16) Nessa medida, entende a Recorrente que a norma constante do 12.º da LIC, conjugada com o artigo 10.º n.ºs 5 e 6 do mesmo diploma, é inconstitucional, por violação do princípio 13.º da CRP, quando interpretada no sentido de que a faculdade de solicitar o cancelamento provisório do registo criminal se encontra circunscrito às pessoas singulares, não estando as pessoas coletivas abrangidas por esse normativo, inconstitucionalidade que desde já se argui para todos os efeitos legais.
Nestes termos e nos melhores de Direito, requer-se, muito respeitosamente, que V. Exa., se digne dar provimento ao presente recurso e, em consequência, seja a Decisão Judicial proferida revogada com todas as legais consequências e assim se fazendo a costumada JUSTIÇA!
Requer-se ainda, expressamente, que V. Exas. se pronunciem sobre as inconstitucionalidades invocadas.(…)”.

2.2. Das contra-alegações do Ministério Público
Respondeu o Ministério Público defendendo o acerto da decisão recorrida, concluindo nos seguintes termos (transcrição):
“1 – A sociedade “A” requereu o cancelamento provisório das decisões condenatórias averbadas no seu registo criminal, com vista à participação em concursos públicos no âmbito da sua actividade comercial.
2 – Tal requerimento foi liminarmente indeferido pela M.ma Juíza “a quo”, porque o instituto do cancelamento provisório do registo criminal só é susceptível de ser aplicado às pessoas singulares.
3 – Efectivamente, a Lei n º 37/2015 de 5-5, faz uma evidente separação entre as pessoas singulares e as pessoas colectivas, ao regulamentar o conteúdo dos certificados do registo criminal, restringindo-os naqueles que são requeridos pelas pessoas singulares quando destinados a certos fins, designadamente de natureza laboral (n ºs 5 e 6 do artigo 10 º), enquanto que para as pessoas colectivas, seja qual for o fim a que se destina, o registo tem de ser sempre integral (n º 7 do artigo 10 º).
4 – Por seu turno, o artigo 13º do referido diploma prevê expressamente os certificados a que se referem os nºs 5 e 6 do artigo 10 º, que de forma nítida dizem respeito, apenas às pessoas singulares, tendo a sua justificação na protecção do direito ao trabalho, e a não transcrição prevista no mesmo normativo se restrinja às pessoas singulares, tal como acontece com o cancelamento provisório previsto no artigo 12 º, prevendo o artigo 11 º (n º 1 als. c) e d) relativamente às pessoas colectivas, os requisitos para o cancelamento definitivo das condenações respectivas, dando às pessoas colectivas sempre um tratamento particular ou diferenciado do das pessoas singulares.
5 – Esta é a interpretação mais consentânea com os elementos literal, histórico, sistemático e teleológico das normas em referência.
6 – Considerando que são direitos de natureza diversa que justificam o tratamento diferenciado das pessoas singulares é manifesto que esse tratamento diferenciado não ofende quaisquer princípios constitucionais, designadamente o princípio da igualdade ou da universalidade consagrados nos artigos 12 º e 13 º da CRP.
7 – Consequentemente, bem andou a M.ma Juíza “a quo” ao indeferir liminarmente o requerido cancelamento provisório do registo criminal, sendo certo que no despacho recorrido foi efectuada uma correcta interpretação e aplicação da Lei.
Nesta conformidade, deverão V.as Ex.as negar provimento ao recurso e confirmar a decisão recorrida, sendo feita justiça. (…)”.

2.3. Do Parecer do MP em 2.ª instância
Na Relação a Exma.
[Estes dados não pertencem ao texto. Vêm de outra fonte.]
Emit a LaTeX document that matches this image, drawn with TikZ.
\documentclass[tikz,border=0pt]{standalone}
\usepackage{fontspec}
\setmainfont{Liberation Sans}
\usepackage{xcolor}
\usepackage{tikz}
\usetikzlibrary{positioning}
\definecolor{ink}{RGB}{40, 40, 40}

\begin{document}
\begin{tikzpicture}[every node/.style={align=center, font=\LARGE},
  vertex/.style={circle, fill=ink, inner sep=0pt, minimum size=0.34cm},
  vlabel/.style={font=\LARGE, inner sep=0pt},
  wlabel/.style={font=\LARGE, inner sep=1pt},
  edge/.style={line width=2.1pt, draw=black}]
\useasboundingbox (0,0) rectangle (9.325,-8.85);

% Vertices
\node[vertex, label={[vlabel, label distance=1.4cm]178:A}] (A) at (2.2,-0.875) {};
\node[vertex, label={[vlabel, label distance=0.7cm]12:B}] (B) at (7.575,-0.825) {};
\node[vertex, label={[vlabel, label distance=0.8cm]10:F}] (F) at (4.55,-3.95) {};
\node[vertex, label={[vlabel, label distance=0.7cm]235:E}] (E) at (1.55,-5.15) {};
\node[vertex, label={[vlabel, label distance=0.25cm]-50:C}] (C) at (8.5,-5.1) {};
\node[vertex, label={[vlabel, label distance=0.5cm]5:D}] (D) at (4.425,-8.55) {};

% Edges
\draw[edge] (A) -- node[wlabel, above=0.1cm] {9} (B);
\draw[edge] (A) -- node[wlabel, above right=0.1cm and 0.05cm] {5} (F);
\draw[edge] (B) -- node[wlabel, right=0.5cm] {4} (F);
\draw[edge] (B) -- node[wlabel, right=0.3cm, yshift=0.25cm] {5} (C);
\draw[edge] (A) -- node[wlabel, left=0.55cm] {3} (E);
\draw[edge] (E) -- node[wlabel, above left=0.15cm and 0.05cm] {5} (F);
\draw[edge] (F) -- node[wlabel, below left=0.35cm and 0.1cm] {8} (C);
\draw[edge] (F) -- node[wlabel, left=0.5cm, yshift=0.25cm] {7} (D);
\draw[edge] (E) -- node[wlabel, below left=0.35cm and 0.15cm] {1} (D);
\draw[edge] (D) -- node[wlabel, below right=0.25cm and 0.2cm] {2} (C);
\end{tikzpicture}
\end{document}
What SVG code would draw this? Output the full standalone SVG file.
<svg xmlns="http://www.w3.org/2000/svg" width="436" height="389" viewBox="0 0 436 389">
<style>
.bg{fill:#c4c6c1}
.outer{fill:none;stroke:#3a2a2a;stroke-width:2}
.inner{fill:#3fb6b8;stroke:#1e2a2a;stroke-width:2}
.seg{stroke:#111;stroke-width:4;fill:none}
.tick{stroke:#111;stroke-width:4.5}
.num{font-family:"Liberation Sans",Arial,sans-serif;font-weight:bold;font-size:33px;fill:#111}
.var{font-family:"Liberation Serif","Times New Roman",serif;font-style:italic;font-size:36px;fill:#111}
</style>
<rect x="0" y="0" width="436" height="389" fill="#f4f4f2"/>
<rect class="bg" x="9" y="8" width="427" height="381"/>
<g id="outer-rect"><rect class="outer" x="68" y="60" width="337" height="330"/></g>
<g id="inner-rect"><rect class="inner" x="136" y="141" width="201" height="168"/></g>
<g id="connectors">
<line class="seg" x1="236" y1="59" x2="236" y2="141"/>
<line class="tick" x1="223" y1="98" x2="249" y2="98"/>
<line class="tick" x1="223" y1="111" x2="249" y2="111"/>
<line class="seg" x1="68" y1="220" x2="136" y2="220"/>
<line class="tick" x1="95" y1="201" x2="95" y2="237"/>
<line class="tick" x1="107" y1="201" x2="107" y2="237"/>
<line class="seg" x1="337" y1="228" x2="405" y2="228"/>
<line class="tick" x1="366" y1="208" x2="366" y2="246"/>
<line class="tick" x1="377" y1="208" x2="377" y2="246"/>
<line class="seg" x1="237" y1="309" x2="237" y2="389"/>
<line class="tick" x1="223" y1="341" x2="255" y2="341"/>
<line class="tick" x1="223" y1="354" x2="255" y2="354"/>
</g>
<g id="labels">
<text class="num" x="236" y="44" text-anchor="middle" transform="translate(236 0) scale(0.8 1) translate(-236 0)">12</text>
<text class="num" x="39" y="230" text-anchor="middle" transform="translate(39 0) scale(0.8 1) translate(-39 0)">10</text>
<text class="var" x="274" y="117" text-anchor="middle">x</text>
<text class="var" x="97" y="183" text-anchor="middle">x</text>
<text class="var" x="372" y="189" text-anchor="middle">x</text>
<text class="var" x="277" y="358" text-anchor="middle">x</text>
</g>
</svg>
Senhora Procuradora-Geral Adjunta emitiu Parecer no sentido de não merecer provimento o recurso interposto pela arguida.

2.4. Da tramitação subsequente
Foi observado o disposto no n.º 2 do artigo 417.º do CPP, cumprindo apreciar e decidir sumariamente o recurso interposto pela arguida.

II. FUNDAMENTAÇÃO
De acordo com o disposto no artigo 412.º do CPP e atenta a Jurisprudência fixada pelo Acórdão do Plenário da Secção Criminal do Supremo Tribunal de Justiça n.º 7/95, de 19/10/95, publicado no DR I-A de 28/12/95 o objeto do recurso define-se pelas conclusões apresentadas pelo recorrente na respetiva motivação, sem prejuízo de serem apreciadas as questões de conhecimento oficioso.
Seguindo de perto as bem fundamentadas contra-alegações de recurso apresentadas pelo MP em 1.ª instância, é momento de conhecer sumariamente a questão suscitada, por se tratar de caso de manifesta improcedência.
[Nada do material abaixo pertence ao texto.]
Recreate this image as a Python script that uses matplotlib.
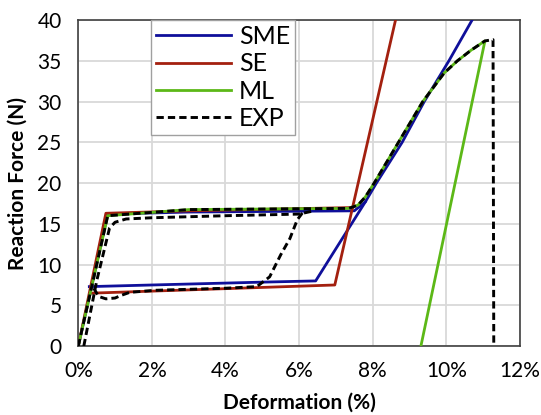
import matplotlib
matplotlib.use("Agg")
import matplotlib.pyplot as plt

plt.rcParams['font.family'] = ['Lato', 'DejaVu Sans']

# ---------------- data (Deformation %, Reaction force N) ----------------
sme_load_x = [0, 0.8, 3.0, 7.5, 7.8, 8.1, 8.8, 9.4, 10.07, 10.7]
sme_load_y = [0, 16.2, 16.45, 16.6, 17.7, 20.0, 25.0, 30.0, 35.0, 40.0]
sme_unload_x = [0.3, 2.0, 5.0, 6.45, 7.8]
sme_unload_y = [7.3, 7.5, 7.85, 8.0, 17.7]

se_load_x = [0, 0.75, 3.0, 7.45]
se_load_y = [0, 16.3, 16.6, 17.0]
se_unload_x = [8.62, 6.97, 0.37]
se_unload_y = [40.0, 7.5, 6.5]

ml_x = [0, 0.8, 3.0, 7.35, 7.6, 7.8, 8.04, 8.7, 9.36, 9.94, 10.3, 10.67, 11.05, 9.31]
ml_y = [0, 16.0, 16.75, 16.9, 17.3, 18.3, 20.0, 25.0, 30.0, 33.5, 35.0, 36.3, 37.45, 0]

exp_main_x = [0, 0.8, 3.0, 7.35, 7.6, 7.8, 8.04, 8.7, 9.36, 9.94, 10.3, 10.67, 11.05, 11.27, 11.29]
exp_main_y = [0, 16.0, 16.75, 16.9, 17.3, 18.3, 20.0, 25.0, 30.0, 33.5, 35.0, 36.3, 37.45, 37.6, 0]
exp_c2_x = [0.15, 0.5, 0.85, 1.0, 1.3, 2.0, 4.0, 6.0, 6.4]
exp_c2_y = [0, 8.0, 14.5, 15.2, 15.6, 15.75, 16.0, 16.2, 16.6]
exp_c3_x = [0.42, 0.55, 0.75, 1.0, 1.15, 1.4, 2.1, 4.0, 4.85, 5.2, 5.5, 5.75, 5.95, 6.1]
exp_c3_y = [7.1, 6.1, 5.8, 5.9, 6.2, 6.6, 6.85, 7.1, 7.3, 8.5, 11.2, 13.2, 15.5, 16.4]

x_ticks = [0, 2, 4, 6, 8, 10, 12]
x_ticklabels = ['0%', '2%', '4%', '6%', '8%', '10%', '12%']
y_ticks = [0, 5, 10, 15, 20, 25, 30, 35, 40]

# ---------------- styling ----------------
c_sme = '#0F0F9A'
c_se = '#A3200F'
c_ml = '#5CB817'
c_exp = '#000000'
lw = 2.0

fig = plt.figure(figsize=(5.41, 4.15), dpi=100)
ax = fig.add_axes([0.1447, 0.166, 0.8163, 0.7855])

ax.plot(sme_load_x, sme_load_y, color=c_sme, lw=lw, label='SME', zorder=3)
ax.plot(sme_unload_x, sme_unload_y, color=c_sme, lw=lw, zorder=3)
ax.plot(se_load_x, se_load_y, color=c_se, lw=lw, label='SE', zorder=3)
ax.plot(se_unload_x, se_unload_y, color=c_se, lw=lw, zorder=3)
ax.plot(ml_x, ml_y, color=c_ml, lw=lw, label='ML', zorder=4)
dash = (0, (2.5, 1.4))
ax.plot(exp_main_x, exp_main_y, color=c_exp, lw=2.1, ls=dash, label='EXP', zorder=5)
ax.plot(exp_c2_x, exp_c2_y, color=c_exp, lw=2.1, ls=dash, zorder=5)
ax.plot(exp_c3_x, exp_c3_y, color=c_exp, lw=2.1, ls=dash, zorder=5)

ax.set_xlim(0, 12)
ax.set_ylim(0, 40)
ax.set_xticks(x_ticks)
ax.set_xticklabels(x_ticklabels)
ax.set_yticks(y_ticks)
ax.tick_params(axis='both', length=0, labelsize=15, colors='#000000')
ax.tick_params(axis='x', pad=11)
ax.tick_params(axis='y', pad=12)
ax.grid(True, color='#D9D9D9', lw=1.3)
ax.set_axisbelow(True)
for s in ax.spines.values():
    s.set_color('#404040')
    s.set_linewidth(1.2)

ax.set_xlabel('Deformation (%)', fontsize=15, fontweight='bold', labelpad=8)
ax.set_ylabel('Reaction Force (N)', fontsize=15, fontweight='bold', labelpad=7)

leg = ax.legend(loc='upper left', bbox_to_anchor=(0.165, 1.0), borderaxespad=0,
                fontsize=18, handlelength=3.0, handletextpad=0.3, borderpad=0.2,
                labelspacing=0.17, fancybox=False, framealpha=1, edgecolor='#A0A0A0')
leg.get_frame().set_linewidth(1.0)

fig.savefig('out.png', dpi=100)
No processo em apreciação a sociedade por quotas “A” requereu o cancelamento provisório das condenações constantes do seu registo criminal, com vista à participação em concursos públicos no âmbito da sua atividade comercial.
Por despacho proferido em 10-11-2023 foi indeferido liminarmente o pedido formulado.
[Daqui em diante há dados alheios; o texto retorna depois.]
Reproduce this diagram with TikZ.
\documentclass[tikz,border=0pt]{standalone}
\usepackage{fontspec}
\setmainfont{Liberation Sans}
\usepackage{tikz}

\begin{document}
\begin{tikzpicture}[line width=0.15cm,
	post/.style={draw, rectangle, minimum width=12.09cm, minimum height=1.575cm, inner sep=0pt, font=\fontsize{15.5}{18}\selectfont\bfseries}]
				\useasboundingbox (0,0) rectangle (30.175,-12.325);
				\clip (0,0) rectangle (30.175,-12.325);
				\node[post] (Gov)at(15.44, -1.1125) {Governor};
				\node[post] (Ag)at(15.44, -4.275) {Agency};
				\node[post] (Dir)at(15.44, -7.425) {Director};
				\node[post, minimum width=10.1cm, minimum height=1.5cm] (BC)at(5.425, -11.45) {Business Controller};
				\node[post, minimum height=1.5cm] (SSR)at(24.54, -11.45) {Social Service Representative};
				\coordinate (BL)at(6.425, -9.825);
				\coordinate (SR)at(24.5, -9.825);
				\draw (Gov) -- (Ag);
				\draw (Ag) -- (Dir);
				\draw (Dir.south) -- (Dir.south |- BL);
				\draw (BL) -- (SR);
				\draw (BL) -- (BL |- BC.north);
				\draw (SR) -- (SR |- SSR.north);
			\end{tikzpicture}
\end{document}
É dessa decisão que a requerente interpôs o presente recurso, sustentando, em síntese, que:
- O Tribunal fez uma interpretação incorreta do disposto nos artigos 10.º, n. ºs 5 e 6 e 12.º da Lei n.º 37/2015 de 5-5, ao descurar o elemento teleológico de interpretação de tais normas, cingindo-se à letra da lei;
- A interpretação em causa para além de ilegal é inconstitucional, por violar o princípio da igualdade previsto no artigo 13.º da CRP.
Entende a recorrente que a norma constante do artigo 12.º da LIC, conjugada com o artigo 10.º n.ºs 5 e 6 do mesmo diploma, é inconstitucional, por violação do princípio 13.º da CRP, quando interpretada no sentido de que a faculdade de solicitar o cancelamento provisório do registo criminal se encontra circunscrito às pessoas singulares, não estando as pessoas coletivas abrangidas por esse normativo.
Cumpre, então, saber se o instituto do cancelamento provisório do registo criminal se aplica ou não às pessoas coletivas, e em caso negativo se tal inaplicabilidade é inconstitucional por violação do princípio da igualdade.
Confrontam-se a este respeito duas posições, uma preconizada pelo Tribunal a quo no despacho recorrido e outra pela recorrente na sua motivação recursiva[1].
Sobre a matéria rege o artigo 12.º da Lei n.º 37/2015 de 5-5 que remete para os n.ºs 5 e 6 do artigo 10.º do mesmo diploma.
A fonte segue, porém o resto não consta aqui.